The land whereon thou liest, to thee will I give it. (Genesis 28:13) No promise is of private interpretation: it belongs not to one saint but to all believers. If, my brother, thou canst in faith lie down upon a promise and take thy rest thereon, it is thine. Where Jacob "lighted" and tarried and rested, there he took possession. Stretching his weary length upon the ground, with the stones of that place for his pillows, he little fancied that he was thus entering into ownership of the land; yet so it was. He saw in his dream that wondrous ladder which for all true believers unites earth and heaven, and surely where the foot of the ladder stood he must have a right to the soil, for otherwise he could not reach the divine stairway. All the promises of God are "Yea" and "Amen" in Christ Jesus, and as He is ours, every promise is ours if we will but lie down upon it in restful faith. Come, weary one, use thy Lord's words as thy pillows, Lie down in peace. Dream only of Him. Jesus is thy ladder of light. See the angels coming and going upon Him between thy soul and thy God, and be sure that the promise is thine own God-given portion and that it will not be robbery for thee to take it to thyself, as spoken specially to thee. Spurgeon
It's great. I love when people use Thine. Sounds more fancy. Let me go get my KJV when I get home and read out loud.

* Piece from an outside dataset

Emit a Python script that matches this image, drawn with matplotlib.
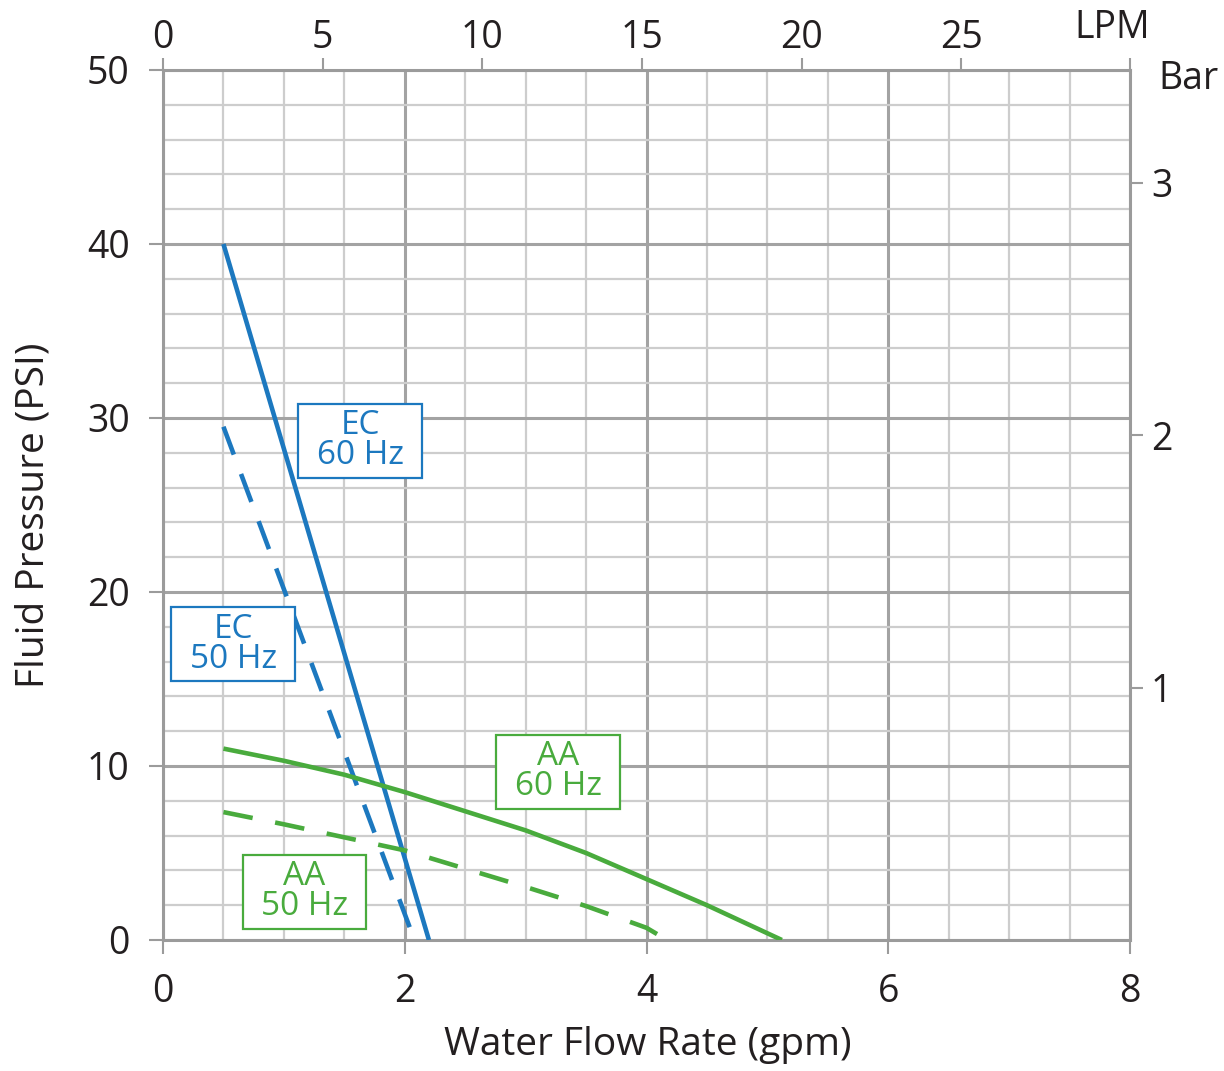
import matplotlib
matplotlib.use("Agg")
import matplotlib.pyplot as plt
from matplotlib.ticker import MultipleLocator, FixedLocator, FuncFormatter

plt.rcParams['font.family'] = ['Open Sans', 'DejaVu Sans']

# ---- data (gpm, PSI) ----
ec60_x = [0.5, 2.2]
ec60_y = [40.0, 0.0]
ec50_x = [0.5, 2.08]
ec50_y = [29.5, 0.0]
aa60_x = [0.5, 1.0, 1.5, 2.0, 2.5, 3.0, 3.5, 4.0, 4.5, 5.12]
aa60_y = [11.0, 10.3, 9.5, 8.5, 7.4, 6.3, 5.0, 3.5, 2.0, 0.0]
aa50_x = [0.5, 1.0, 1.5, 2.0, 2.5, 3.0, 3.5, 4.0, 4.17]
aa50_y = [7.35, 6.65, 5.9, 5.15, 4.1, 3.05, 1.95, 0.7, 0.0]

labels = ["EC\n60 Hz", "EC\n50 Hz", "AA\n60 Hz", "AA\n50 Hz"]
label_x = [1.63, 0.58, 3.27, 1.17]
label_y = [28.7, 17.0, 9.66, 2.76]

psi_ticks = [0, 10, 20, 30, 40, 50]
gpm_ticks = [0, 2, 4, 6, 8]
lpm_ticks = [0, 5, 10, 15, 20, 25]
bar_ticks = [1, 2, 3]

BLUE = '#1c78bf'
GREEN = '#49ab3d'
GRID_MAJ = '#a3a3a3'
GRID_MIN = '#cdcdcd'
SPINE = '#9b9b9b'
TXT = '#231f20'
TICK_FS = 27
LABEL_FS = 28

fig = plt.figure(figsize=(12.24, 10.71), dpi=100)
ax = fig.add_axes([163/1224, 1-940/1071, (1130-163)/1224, 870/1071])

ax.set_xlim(0, 8)
ax.set_ylim(0, 50)
ax.xaxis.set_major_locator(FixedLocator(gpm_ticks))
ax.yaxis.set_major_locator(FixedLocator(psi_ticks))
ax.xaxis.set_minor_locator(MultipleLocator(0.5))
ax.yaxis.set_minor_locator(MultipleLocator(2))
ax.set_axisbelow(True)
ax.grid(which='minor', color=GRID_MIN, lw=1.6)
ax.grid(which='major', color=GRID_MAJ, lw=2.2)
ax.tick_params(which='minor', length=0)
ax.tick_params(which='major', length=10, width=1.5, color=SPINE,
               labelsize=TICK_FS, labelcolor=TXT)
ax.tick_params(axis='x', pad=14)
ax.tick_params(axis='y', pad=14)
for s in ax.spines.values():
    s.set_color(SPINE)
    s.set_linewidth(2.2)

lw = 3.3
ax.plot(ec60_x, ec60_y, color=BLUE, lw=lw, solid_capstyle='butt', zorder=3)
ax.plot(ec50_x, ec50_y, color=BLUE, lw=lw, dashes=(6.5, 4.5), zorder=3)
ax.plot(aa60_x, aa60_y, color=GREEN, lw=lw, solid_capstyle='butt', zorder=3)
ax.plot(aa50_x, aa50_y, color=GREEN, lw=lw, dashes=(6.5, 5), zorder=3)

colors = [BLUE, BLUE, GREEN, GREEN]
for t, x, y, c in zip(labels, label_x, label_y, colors):
    ax.text(x, y, t, color=c, fontsize=24, ha='center', va='center',
            linespacing=0.88, zorder=5,
            bbox=dict(boxstyle='square,pad=0.55', mutation_aspect=0.3,
                      fc='white', ec=c, lw=1.6))

# top LPM axis
GPM2LPM = 3.78541
top = ax.secondary_xaxis('top', functions=(lambda g: g*GPM2LPM, lambda l: l/GPM2LPM))
top.xaxis.set_major_locator(FixedLocator(lpm_ticks + [8*GPM2LPM]))
top.xaxis.set_major_formatter(FuncFormatter(lambda v, p: f"{v:.0f}" if v in lpm_ticks else ""))
top.tick_params(length=9, width=1.5, color=SPINE, labelsize=TICK_FS, labelcolor=TXT, pad=0)
top.spines['top'].set_visible(False)

# right Bar axis
PSI2BAR = 1/14.5038
right = ax.secondary_yaxis('right', functions=(lambda p: p*PSI2BAR, lambda b: b/PSI2BAR))
right.yaxis.set_major_locator(FixedLocator(bar_ticks))
right.tick_params(length=9, width=1.5, color=SPINE, labelsize=TICK_FS, labelcolor=TXT, pad=6)
right.spines['right'].set_visible(False)

fig.text(1112/1224, 1-28/1071, "LPM", fontsize=TICK_FS, color=TXT, ha='center', va='center')
fig.text(1189/1224, 1-79/1071, "Bar", fontsize=TICK_FS, color=TXT, ha='center', va='center')

fig.text(648/1224, 1-1045/1071, "Water Flow Rate (gpm)", fontsize=LABEL_FS, color=TXT,
         ha='center', va='center')
fig.text(34/1224, 1-515/1071, "Fluid Pressure (PSI)", fontsize=LABEL_FS, color=TXT,
         ha='center', va='center', rotation=90)

fig.savefig("out.png", dpi=100, facecolor='white')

Tim is scholarly and I'll prove it. From Jamieson, Fausset & Brown's commentary.... Early specimens of Hebrew poetry occur; for example, Lamech’s skeptical parody of Enoch’s prophecy, or, as others think, lamentation for a homicide committed in those lawless times in self-defense (Ge 4:23; compare Jud 1:14; Ex 32:18; Nu 21:14, 15, 17, 18, 27 Nu 23:7, 8, 18). The poetical element appears much more in the Old than in the New Testament. The poetical books are exclusively those of the Old Testament; and in the Old Testament itself, the portions that are the most fundamental (for example, the Pentateuch of Moses, the lawgiver, in its main body), are those which have in them least of the poetical element in form. Elijah, the father of the prophets, is quite free of poetical art. The succeeding prophets were not strictly poets, except in so far as the ecstatic state in inspiration lifted them to poetic modes of thought and expression. The prophet was more of an inspired teacher than a poet. It is when the sacred writer acts as the representative of the personal experiences of the children of God and of the Church, that poetry finds its proper sphere.